If the Germans had stuck to the original plan instead of seizing what appeared to be a opportunity for victory (see how it goes?:bonk , they would have come much closer to victory than what transpired.
Cavalryman wrote:I think it is also true to say that the Germans were a little suprised at the scope of their success...a slightly more optimistic approach in the planning cycle at the start of March 1918 might have given them the option of going for Paris at the start of the offensive.....and several commentators have said as much including some of the post war memoires on the German side...the French were still recovering from the issues of 1917....
..the French were far from invincible in 1918....
Finally, a victory at sea by the High Sea Fleet, while unlikely, would have ended de facto the English blockade.
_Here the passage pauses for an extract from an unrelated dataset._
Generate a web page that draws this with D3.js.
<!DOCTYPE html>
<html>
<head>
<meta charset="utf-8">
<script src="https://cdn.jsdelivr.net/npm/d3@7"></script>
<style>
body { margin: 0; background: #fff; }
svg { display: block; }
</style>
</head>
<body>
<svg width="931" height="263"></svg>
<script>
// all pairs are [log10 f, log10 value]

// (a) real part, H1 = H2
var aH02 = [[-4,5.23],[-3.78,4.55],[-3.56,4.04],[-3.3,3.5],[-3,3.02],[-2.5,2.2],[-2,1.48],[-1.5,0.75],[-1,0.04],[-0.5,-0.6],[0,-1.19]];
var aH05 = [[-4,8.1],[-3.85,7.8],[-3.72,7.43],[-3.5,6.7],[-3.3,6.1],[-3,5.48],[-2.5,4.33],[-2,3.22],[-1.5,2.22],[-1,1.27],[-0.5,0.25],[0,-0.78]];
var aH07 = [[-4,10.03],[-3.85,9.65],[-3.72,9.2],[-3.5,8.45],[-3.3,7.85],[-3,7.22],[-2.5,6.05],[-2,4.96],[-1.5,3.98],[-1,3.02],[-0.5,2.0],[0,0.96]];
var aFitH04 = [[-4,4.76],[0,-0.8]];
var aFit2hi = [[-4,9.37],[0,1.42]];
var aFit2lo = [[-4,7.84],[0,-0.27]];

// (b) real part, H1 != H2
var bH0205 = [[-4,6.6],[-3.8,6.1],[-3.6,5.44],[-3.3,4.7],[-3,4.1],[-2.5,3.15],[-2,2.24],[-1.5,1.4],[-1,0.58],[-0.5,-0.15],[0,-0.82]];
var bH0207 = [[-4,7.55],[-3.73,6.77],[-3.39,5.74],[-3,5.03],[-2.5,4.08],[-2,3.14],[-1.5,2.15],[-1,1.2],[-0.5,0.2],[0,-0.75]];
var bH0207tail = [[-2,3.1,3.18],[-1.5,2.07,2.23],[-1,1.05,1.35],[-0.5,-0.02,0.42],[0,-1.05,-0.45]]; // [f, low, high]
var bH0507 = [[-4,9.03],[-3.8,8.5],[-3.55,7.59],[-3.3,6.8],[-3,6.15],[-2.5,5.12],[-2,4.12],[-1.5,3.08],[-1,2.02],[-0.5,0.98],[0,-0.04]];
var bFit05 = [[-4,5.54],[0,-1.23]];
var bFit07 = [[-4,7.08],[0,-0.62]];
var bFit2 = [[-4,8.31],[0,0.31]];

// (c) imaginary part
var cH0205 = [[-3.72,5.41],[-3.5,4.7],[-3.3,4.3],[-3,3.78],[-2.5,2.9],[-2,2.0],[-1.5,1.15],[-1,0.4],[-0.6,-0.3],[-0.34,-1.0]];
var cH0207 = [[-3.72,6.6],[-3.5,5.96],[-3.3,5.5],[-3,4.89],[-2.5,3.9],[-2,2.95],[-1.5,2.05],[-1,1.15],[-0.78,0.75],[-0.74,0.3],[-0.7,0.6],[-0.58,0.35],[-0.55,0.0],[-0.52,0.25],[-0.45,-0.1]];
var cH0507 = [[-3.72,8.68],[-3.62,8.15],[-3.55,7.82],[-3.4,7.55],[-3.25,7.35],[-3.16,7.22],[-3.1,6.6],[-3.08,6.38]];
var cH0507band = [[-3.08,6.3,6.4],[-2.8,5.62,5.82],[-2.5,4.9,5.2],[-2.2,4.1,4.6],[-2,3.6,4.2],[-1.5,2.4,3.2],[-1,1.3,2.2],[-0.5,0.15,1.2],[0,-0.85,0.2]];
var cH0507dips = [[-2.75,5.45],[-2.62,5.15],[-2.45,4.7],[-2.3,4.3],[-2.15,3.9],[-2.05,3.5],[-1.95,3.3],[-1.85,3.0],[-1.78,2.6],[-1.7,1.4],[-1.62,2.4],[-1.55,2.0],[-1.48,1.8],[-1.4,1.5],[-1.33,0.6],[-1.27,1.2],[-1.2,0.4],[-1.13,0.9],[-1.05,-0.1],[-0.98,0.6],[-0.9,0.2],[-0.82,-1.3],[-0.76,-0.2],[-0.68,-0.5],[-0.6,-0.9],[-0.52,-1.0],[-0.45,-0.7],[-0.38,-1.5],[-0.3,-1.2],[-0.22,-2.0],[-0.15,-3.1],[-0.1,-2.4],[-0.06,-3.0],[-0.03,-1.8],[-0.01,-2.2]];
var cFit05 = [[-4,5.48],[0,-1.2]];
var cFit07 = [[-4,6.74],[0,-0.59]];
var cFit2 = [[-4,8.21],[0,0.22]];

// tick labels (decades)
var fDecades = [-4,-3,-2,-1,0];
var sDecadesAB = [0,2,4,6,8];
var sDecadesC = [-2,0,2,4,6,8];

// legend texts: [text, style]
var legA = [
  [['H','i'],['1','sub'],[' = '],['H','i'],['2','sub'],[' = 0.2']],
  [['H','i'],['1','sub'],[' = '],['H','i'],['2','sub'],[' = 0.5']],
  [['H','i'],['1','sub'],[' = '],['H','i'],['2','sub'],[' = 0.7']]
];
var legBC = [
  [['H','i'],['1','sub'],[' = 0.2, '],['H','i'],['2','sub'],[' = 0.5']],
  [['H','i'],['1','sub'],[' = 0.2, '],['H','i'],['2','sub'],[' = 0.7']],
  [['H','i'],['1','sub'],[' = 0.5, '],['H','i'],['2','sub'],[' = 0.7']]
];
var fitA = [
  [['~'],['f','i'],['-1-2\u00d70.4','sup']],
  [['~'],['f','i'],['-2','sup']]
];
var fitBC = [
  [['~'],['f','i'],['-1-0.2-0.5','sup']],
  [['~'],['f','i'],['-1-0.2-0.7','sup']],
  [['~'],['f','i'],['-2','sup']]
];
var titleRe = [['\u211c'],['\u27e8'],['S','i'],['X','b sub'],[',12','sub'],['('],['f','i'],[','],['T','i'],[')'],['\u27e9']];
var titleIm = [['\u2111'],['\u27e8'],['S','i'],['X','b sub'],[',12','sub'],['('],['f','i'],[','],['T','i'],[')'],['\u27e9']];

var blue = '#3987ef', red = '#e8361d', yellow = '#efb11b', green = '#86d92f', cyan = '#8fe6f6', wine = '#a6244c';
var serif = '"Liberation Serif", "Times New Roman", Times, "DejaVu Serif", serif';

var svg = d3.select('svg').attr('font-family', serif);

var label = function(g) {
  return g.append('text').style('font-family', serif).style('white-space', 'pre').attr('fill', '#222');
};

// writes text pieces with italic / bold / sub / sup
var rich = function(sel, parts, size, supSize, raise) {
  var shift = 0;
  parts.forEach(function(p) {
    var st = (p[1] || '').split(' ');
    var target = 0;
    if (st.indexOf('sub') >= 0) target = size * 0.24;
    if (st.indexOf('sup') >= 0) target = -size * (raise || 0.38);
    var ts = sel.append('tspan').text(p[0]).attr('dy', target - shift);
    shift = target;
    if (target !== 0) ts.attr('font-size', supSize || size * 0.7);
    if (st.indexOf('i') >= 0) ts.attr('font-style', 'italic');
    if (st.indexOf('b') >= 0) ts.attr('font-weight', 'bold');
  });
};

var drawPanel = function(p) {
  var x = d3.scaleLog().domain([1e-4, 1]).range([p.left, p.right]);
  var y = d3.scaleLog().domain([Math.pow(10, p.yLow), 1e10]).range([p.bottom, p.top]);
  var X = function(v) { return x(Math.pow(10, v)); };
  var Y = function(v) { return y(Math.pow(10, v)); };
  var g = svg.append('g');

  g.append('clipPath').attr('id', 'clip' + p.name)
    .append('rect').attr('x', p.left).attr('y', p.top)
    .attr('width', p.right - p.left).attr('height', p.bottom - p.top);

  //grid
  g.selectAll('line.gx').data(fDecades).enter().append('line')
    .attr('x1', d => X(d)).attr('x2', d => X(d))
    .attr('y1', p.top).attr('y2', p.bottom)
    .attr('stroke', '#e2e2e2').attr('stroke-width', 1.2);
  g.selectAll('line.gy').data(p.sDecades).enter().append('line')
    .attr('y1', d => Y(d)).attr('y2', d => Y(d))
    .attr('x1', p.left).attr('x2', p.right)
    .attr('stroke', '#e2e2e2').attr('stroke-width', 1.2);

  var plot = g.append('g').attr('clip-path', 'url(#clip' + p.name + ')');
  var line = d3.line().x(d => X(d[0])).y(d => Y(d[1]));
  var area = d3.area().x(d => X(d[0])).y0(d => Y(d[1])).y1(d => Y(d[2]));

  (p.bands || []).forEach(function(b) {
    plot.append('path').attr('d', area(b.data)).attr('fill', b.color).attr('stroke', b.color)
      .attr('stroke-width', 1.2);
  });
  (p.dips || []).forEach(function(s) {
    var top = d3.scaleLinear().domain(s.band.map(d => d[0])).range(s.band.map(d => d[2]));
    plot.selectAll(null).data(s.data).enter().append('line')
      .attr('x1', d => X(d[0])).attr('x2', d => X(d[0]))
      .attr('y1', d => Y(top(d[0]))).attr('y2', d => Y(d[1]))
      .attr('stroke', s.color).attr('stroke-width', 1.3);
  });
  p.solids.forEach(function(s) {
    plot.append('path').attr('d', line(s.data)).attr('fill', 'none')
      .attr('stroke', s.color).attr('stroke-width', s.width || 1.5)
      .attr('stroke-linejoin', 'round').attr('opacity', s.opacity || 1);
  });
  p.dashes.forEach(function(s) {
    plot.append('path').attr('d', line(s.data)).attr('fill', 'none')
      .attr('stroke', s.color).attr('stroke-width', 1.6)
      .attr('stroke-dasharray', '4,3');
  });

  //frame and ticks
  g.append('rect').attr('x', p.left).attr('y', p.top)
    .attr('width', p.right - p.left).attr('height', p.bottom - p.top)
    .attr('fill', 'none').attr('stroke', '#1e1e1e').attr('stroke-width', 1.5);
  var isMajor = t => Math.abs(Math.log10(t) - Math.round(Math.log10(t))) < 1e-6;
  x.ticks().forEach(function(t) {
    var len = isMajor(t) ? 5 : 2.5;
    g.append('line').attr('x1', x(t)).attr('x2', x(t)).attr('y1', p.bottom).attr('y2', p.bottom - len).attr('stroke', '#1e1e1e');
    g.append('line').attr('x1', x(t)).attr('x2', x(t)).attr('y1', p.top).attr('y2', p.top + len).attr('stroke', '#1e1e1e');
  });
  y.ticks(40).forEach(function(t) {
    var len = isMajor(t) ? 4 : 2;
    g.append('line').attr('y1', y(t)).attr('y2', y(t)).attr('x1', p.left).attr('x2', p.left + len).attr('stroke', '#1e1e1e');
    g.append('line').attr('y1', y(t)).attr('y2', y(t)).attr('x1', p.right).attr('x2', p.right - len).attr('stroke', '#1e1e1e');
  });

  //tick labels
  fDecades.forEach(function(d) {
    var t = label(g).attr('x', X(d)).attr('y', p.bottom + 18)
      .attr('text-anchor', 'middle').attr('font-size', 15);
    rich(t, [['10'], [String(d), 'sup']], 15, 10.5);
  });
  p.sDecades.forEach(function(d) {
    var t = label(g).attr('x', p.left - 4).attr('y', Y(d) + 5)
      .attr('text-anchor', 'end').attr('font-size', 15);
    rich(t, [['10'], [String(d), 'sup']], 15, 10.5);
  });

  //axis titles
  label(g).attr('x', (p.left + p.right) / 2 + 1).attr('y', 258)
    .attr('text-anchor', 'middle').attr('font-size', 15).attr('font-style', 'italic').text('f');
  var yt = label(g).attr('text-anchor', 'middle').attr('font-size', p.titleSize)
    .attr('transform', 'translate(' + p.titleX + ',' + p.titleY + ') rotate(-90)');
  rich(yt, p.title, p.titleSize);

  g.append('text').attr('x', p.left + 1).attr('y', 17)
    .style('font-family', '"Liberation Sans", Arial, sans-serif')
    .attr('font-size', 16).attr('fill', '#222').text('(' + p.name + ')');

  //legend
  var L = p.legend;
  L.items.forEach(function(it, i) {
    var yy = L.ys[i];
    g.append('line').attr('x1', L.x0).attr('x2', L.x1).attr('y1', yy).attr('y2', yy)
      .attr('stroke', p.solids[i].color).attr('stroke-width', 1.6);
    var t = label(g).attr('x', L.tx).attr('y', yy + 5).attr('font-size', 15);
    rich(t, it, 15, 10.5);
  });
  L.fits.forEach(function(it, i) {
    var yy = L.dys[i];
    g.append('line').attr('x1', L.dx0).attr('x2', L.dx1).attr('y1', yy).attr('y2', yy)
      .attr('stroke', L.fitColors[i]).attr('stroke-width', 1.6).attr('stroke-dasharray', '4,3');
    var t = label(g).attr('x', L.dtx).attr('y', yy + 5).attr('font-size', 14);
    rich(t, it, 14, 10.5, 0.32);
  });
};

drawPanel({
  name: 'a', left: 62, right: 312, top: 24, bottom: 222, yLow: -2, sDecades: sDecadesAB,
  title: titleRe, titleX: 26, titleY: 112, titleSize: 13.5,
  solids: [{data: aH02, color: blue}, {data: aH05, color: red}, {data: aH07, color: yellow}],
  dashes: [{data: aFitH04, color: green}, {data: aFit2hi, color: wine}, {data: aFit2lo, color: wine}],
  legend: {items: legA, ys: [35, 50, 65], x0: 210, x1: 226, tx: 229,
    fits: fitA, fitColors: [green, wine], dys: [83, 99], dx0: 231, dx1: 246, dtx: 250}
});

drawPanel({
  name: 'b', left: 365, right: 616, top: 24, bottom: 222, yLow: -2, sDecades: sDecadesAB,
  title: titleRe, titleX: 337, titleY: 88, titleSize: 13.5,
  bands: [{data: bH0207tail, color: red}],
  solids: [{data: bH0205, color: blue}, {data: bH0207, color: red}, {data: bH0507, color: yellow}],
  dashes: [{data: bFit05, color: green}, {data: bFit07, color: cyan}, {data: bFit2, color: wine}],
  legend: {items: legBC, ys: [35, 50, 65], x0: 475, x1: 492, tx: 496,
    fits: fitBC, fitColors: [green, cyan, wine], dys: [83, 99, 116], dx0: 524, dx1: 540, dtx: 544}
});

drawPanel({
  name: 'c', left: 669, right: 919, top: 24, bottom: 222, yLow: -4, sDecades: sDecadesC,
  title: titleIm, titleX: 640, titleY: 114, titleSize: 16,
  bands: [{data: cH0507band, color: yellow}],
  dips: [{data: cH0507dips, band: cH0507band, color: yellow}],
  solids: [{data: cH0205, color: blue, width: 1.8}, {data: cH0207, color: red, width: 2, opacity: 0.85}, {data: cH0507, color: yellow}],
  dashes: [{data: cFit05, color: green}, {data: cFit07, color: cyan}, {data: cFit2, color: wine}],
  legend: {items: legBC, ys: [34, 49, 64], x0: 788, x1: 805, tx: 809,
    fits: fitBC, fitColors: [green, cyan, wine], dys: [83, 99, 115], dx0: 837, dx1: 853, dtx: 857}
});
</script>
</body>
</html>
Random wrote:This is one of the great myths of the Great War, repeated endlessly until it has become unassailable dogma. The battleships of the High Seas Fleet could have sunk every dreadnought Britain possessed and it would have made no significant difference to the effectiveness of the blockade. Consider this; a distant blockade ensured that the boarding steamers and AMC's enforcing the blockade were out of easy reach of German raiders, even the aggressive anti-convoy operations of 1917 demonstrated this. The Kaiser's capital ships lacked the endurance to operate off Britain's west coast and had to transit several choke points crammed with RN submarines if they tried. Time and again RN submarines laying off the Helgoland Bight torpedoed German battleships at the start of a sortie. Mines took a continual toll in damage as well and with the tempo of operations necessary to maintain sufficient naval presence in the eastern Atlantic the attrition would have quickly eliminated any perceived German superiority. Every time they sailed they would have had to run multiple barriers of mines and submarines in both directions and in these operations events proved that the battleship was tremendously disadvantaged.
Narwhal wrote:Would a German naval victory stopped the British convoy of supplies to the Russian Empire, though ?
Random wrote:That's a good question but I suspect not. There were no convoys to Russia as there were to be in WW2 so probably a naval victory in the southern North Sea was unlikely to impact trade with north Russia, at least initially. The farthest that the High Seas Fleet ever ventured was to the latitude of Stavanger, Norway on 24 April 1918 with Scheer attempting to intercept one of the weekly Norwegian convoys from Scotland. That sortie was a fiasco; demonstrating the material decline of the Fleet and accomplishing nothing positive for the war effort.
Historian Norman Stone in The Eastern Front 1914-17 spends a fair bit of space discussing aid to Russia and my understanding is that the Russians were largely incapable of moving the supplies that were sent via the Barents Sea ports, Persia and Vladivostok. It's possible that disruption of deliveries might just have allowed them to clear the huge transportation backlogs.
British firms also defaulted on a number of lucrative contracts after receiving payment from the Russian government, generally using gold currency, and frequently invoked the delivery problems as the reason.
Curiously despite being a vastly inferior force the Russian Baltic Fleet was able to repeatedly interfere with Swedish-German trade, forcing the Germans to run convoys and extracting a steady attrition due to mines and (mostly British) submarines. Because big ships were seldom involved and the Bolsheviks were not inclined to praise the war efforts of the former regime, the actions of the Russian navy in WW1 are mostly ignored in English language histories. It's an instructive campaign to study as it demonstrates the impact of geography and technology on machine-age naval operations and I think shows why the Kaiser's fleet could never defeat Britain.